The first two years or so were fairly uneventful as school goes: Finding new friends for your parents to disapprove of, learning who to steer clear of in the playground, seeing how far you could push your teachers before they exploded, all the usual stuff.  Oh, and lessons of course.
It wasn’t until the third year that things began to go awry.

There were a lot of skinheads at our school, and I was weedy metal and prog rock fan whose parents wouldn’t let me grow my hair.I may as well have had a target painted on the back of my slightly oversized blazer.

My nemesis was an acne pocked, shaven headed, hard little bastard called Paul, who was the head of a pack of delinquent skinheads that roamed the playground and corridors, pushing around those smaller and weaker than themselves in the age old manner of bullies everywhere.
Somehow I had come onto his radar and he appeared to have made it his mission to make my life hell.
I still very clearly remember the evening of the school “club” (weekly disco and surreptitious smoking session) that began possibly the worst couple of years of my childhood.
Lured to a darkened area of playground behind the newly erected sports hall on some spurious pretext, I was suddenly surrounded by a dozen or so wild eyed glue fiends (a pretty serious epidemic of glue and solvent abuse was in progress at the time) and from their midst strolled their top knuckle-dragger, Paul.
I honestly can’t recall what it was that I’d supposedly done to incur his wrath so intensely, but he already seemed enraged at my very existence.
He was however prepared to be reasonable, explaining that if I beat him in a fair fight he’d say no more about it. (I’m paraphrasing here, his grammar wasn’t that good)

What followed was without a doubt a massacre. I had no idea how to fight and still don’t. I tried to duck my head and met a fist coming upwards, breaking my nose with a crunch I can still hear now in my head. A black eye was the result of a straight jab, and the bruises on my ribs demonstrated my inability to block body blows.
The whole time I was being pummeled, the circling pack would push me back and forth, never allowing me to get my bearings and preventing my escape in the process.

Eventually they got bored, or Paul got too tired to keep hitting me and I was left to bleed onto my new black and white checked shirt and to go and beg for sympathy cigarettes whilst still suitably covered in gore.
As it turned out, I was pulling slivers of cartilage from my septum for several years to come.

And so it began.

Almost constantly from that point on, I was chased from one class to the next by groups of these animals, who seemed to work in shifts to keep me permanently harassed.
I had to sprint home at the end of the day sometimes, to avoid the sentries on the various exits from the school grounds.
It started becoming unbearable to go to PE or games, because of public ambush that inevitably awaited me in the changing rooms.The cycle of bunking off, getting behind in class, intercepting letters home to blissfully unaware parents (who’d swallowed all the “walked into a door” type excuses) only worsened.

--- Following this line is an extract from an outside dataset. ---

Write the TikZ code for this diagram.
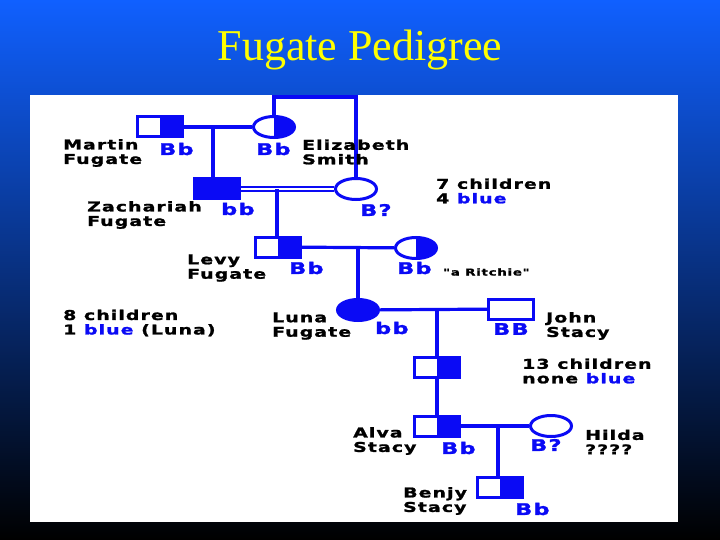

I developed a convoluted exit strategy to get safely off the school grounds at home time, crossing the playing fields, avoiding the waiting thugs, until this deception too was discovered and I was caught and given another pounding.
Except this time I managed to land a good satisfying punch full in the face of my tormentor, and this was enough to allow my escape.

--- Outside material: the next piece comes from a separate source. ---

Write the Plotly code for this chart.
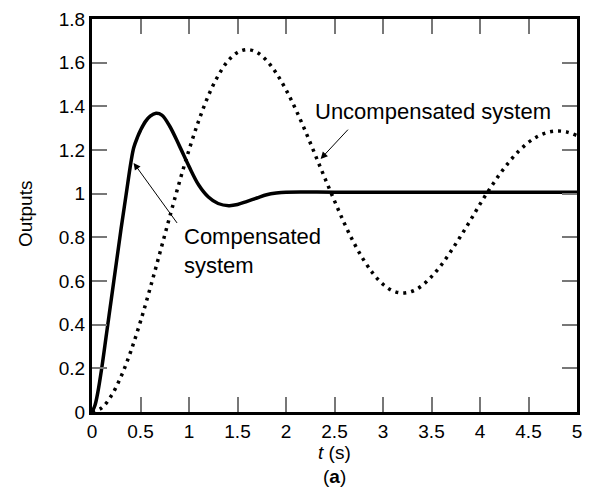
import plotly.graph_objects as go

# Compensated system response
t_comp = [0, 0.03, 0.06, 0.1, 0.15, 0.2, 0.25, 0.3, 0.35, 0.4, 0.43, 0.47, 0.5, 0.55, 0.6, 0.66,
          0.72, 0.8, 0.9, 1.0, 1.1, 1.2, 1.3, 1.41, 1.5, 1.6, 1.7, 1.8, 1.9, 2.0, 2.5, 3.0, 3.5,
          4.0, 4.5, 5.0]
y_comp = [0, 0.03, 0.09, 0.2, 0.36, 0.52, 0.68, 0.84, 0.99, 1.14, 1.21, 1.26, 1.29, 1.33, 1.355,
          1.368, 1.36, 1.31, 1.22, 1.125, 1.04, 0.985, 0.955, 0.945, 0.95, 0.965, 0.98, 0.995,
          1.003, 1.007, 1.007, 1.007, 1.007, 1.007, 1.007, 1.007]

# Uncompensated system response
t_unc = [0, 0.1, 0.2, 0.3, 0.4, 0.5, 0.6, 0.7, 0.8, 0.9, 1.0, 1.1, 1.2, 1.3, 1.4, 1.5, 1.6, 1.7,
         1.8, 1.9, 2.0, 2.1, 2.2, 2.3, 2.4, 2.5, 2.6, 2.7, 2.8, 2.9, 3.0, 3.1, 3.2, 3.3, 3.4, 3.5,
         3.6, 3.7, 3.8, 3.9, 4.0, 4.1, 4.2, 4.3, 4.4, 4.5, 4.6, 4.7, 4.8, 4.9, 5.0]
y_unc = [0, 0.019, 0.075, 0.163, 0.278, 0.415, 0.568, 0.729, 0.892, 1.051, 1.2, 1.334, 1.449,
         1.54, 1.607, 1.647, 1.66, 1.647, 1.61, 1.552, 1.476, 1.386, 1.286, 1.179, 1.072, 0.967,
         0.866, 0.775, 0.697, 0.633, 0.585, 0.555, 0.545, 0.553, 0.578, 0.62, 0.673, 0.736,
         0.805, 0.877, 0.952, 1.022, 1.087, 1.145, 1.195, 1.235, 1.264, 1.281, 1.287, 1.282, 1.266]

x_ticks = [0, 0.5, 1, 1.5, 2, 2.5, 3, 3.5, 4, 4.5, 5]
x_ticklabels = ["0", "0.5", "1", "1.5", "2", "2.5", "3", "3.5", "4", "4.5", "5"]
y_ticks = [0, 0.2, 0.4, 0.6, 0.8, 1.0, 1.2, 1.4, 1.6, 1.8]
y_ticklabels = ["0", "0.2", "0.4", "0.6", "0.8", "1", "1.2", "1.4", "1.6", "1.8"]

FONT = "Liberation Sans, Arial, Helvetica, sans-serif"

fig = go.Figure()
fig.add_trace(go.Scatter(x=t_unc, y=y_unc, mode="lines", line=dict(color="black", width=3.5, dash="3px,5px", shape="spline"),
                         showlegend=False, hoverinfo="skip"))
fig.add_trace(go.Scatter(x=t_comp, y=y_comp, mode="lines", line=dict(color="black", width=3.5, shape="spline"),
                         showlegend=False, hoverinfo="skip"))

axis_common = dict(showline=True, linecolor="black", linewidth=3, mirror="ticks", ticks="inside",
                   ticklen=15, tickwidth=1.5, tickcolor="#777", showgrid=False, zeroline=False,
                   tickfont=dict(family=FONT, size=19, color="black"))

fig.update_xaxes(range=[0, 5], tickvals=x_ticks, ticktext=x_ticklabels, **axis_common)
fig.update_yaxes(range=[0, 1.8], tickvals=y_ticks, ticktext=y_ticklabels, **axis_common)

annots = [
    dict(x=2.357, y=1.159, ax=2.653, ay=1.30, axref="x", ayref="y", xref="x", yref="y", text="",
         showarrow=True, arrowhead=2, arrowsize=1.4, arrowwidth=1, arrowcolor="black", standoff=0),
    dict(x=0.429, y=1.141, ax=0.888, ay=0.859, axref="x", ayref="y", xref="x", yref="y", text="",
         showarrow=True, arrowhead=2, arrowsize=1.4, arrowwidth=1, arrowcolor="black", standoff=0),
    dict(x=2.276, y=1.377, xref="x", yref="y", text="Uncompensated system", showarrow=False,
         xanchor="left", yanchor="middle", font=dict(family=FONT, size=22, color="black")),
    dict(x=0.929, y=0.736, xref="x", yref="y", text="Compensated<br>system", showarrow=False,
         xanchor="left", yanchor="middle", align="left", font=dict(family=FONT, size=22, color="black")),
    dict(x=0.5, y=-0.103, xref="paper", yref="paper", text="<i>t</i> (s)", showarrow=False,
         xanchor="center", yanchor="middle", borderpad=0, font=dict(family=FONT, size=19, color="black")),
    dict(x=0.5, y=-0.165, xref="paper", yref="paper", text="(<b>a</b>)", showarrow=False,
         xanchor="center", yanchor="middle", borderpad=0, font=dict(family=FONT, size=19, color="black")),
    dict(x=-0.137, y=0.505, xref="paper", yref="paper", text="Outputs", showarrow=False, textangle=-90,
         xanchor="center", yanchor="middle", font=dict(family=FONT, size=19, color="black")),
]

fig.update_layout(width=591, height=494, margin=dict(l=92, r=9, t=16, b=82),
                  plot_bgcolor="white", paper_bgcolor="white", annotations=annots)

fig.write_html("out.html", config={"displayModeBar": False},
               post_script="document.body.style.margin='0';document.body.style.overflow='hidden';")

Soon after this minor victory I was released from my torment by, of all people, a sports master who caught two of the ringleaders red handed, about to give me another kicking in the changing rooms and quite literally banged their
ve heard experiences like this described as “character building”, usually by those that haven’t experienced them, and it always pisses me off. But that’s only because of their unthinking ignorance, not the sentiments expressed.
You see, I do actually believe that my treatment by those cowardly little monsters played a part in me becoming the person I am today.

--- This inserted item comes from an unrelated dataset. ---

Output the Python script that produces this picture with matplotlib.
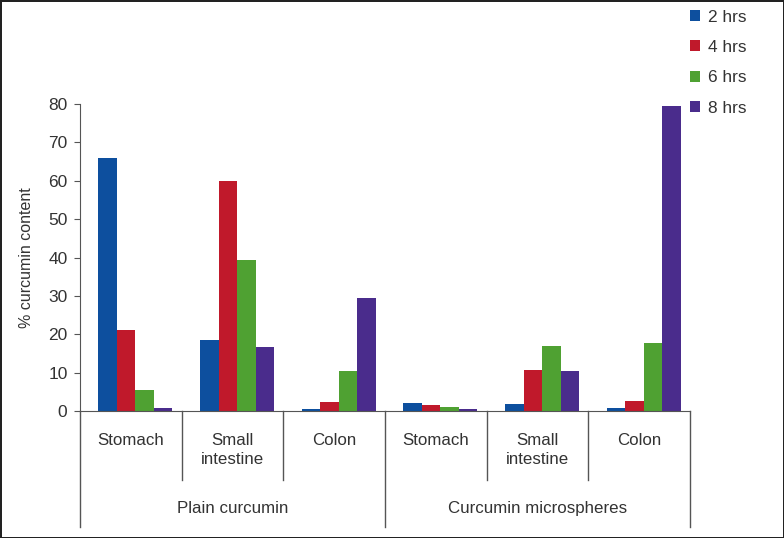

I am not in the least bit violent, I’ve never had a fight since leaving school.

I refuse to bow to any bullying or intimidation, bullies are all insecure cowards who only pick on people they think will crumble under aggressive posturing. Stand up to them and they always back down (in a one to one situation obviously, that’s why bullies frequently travel in gangs)

I have always been fiercely independent, a fact I attribute to losing my mum and having to pitch in at a young age.

Above all, I always try to have a sense of humour about life.

I’m pretty pleased with how I turned out, even if I do say so myself.
But I think that if I’d had prior warning about these and other personal tragedies, I might have reacted differently, taken a different path, and who’s to say whether that would have resulted in a better me?

No, I think in the case of hindsight, ignorance is bliss.

So in the interests of completeness, this is the comment I left on Marcia’s “Letter to my Younger Self” post.  It too is styled as a letter to my younger incarnation:

Hey Dale, 
Not sure where you’ve got up to, but I expect you’re hoping for some useful tips and hints about what to do in a whole load of sticky situations that may pop up to ruin your life (and there will be quite a few).
The thing is, I’m petty content with who I am, and I can only assume that who I am has been shaped by all the events you are soon to experience. 
So telling you in advance how to avoid all the bad decisions, disastrous mistakes and idiotic bad calls that you WILL make can only serve to reshape you into someone I’m not familiar with. 
Therefore I’m going to allow you to suffer all the indignities and pain of my past (your future) for the simple reason that I don’t want my present self to change one iota. 


To sum up: tough shit buddy, some of your life will be crap. 
But I wouldn’t have it any other way, and when you get here you’ll thank me, because life may be what you make it, but you are what life makes you.
And I for one like me just the way I am. 


Buckle up, it’s gonna be a bumpy ride…


Yours unhelpfully, 
dalecooper57.


5 thoughts on “Nobody’s In Charge.

  1. Yo Dale – just come back from galavanting, as you called it, to find you have been doing a better job than me at entertaining my readers!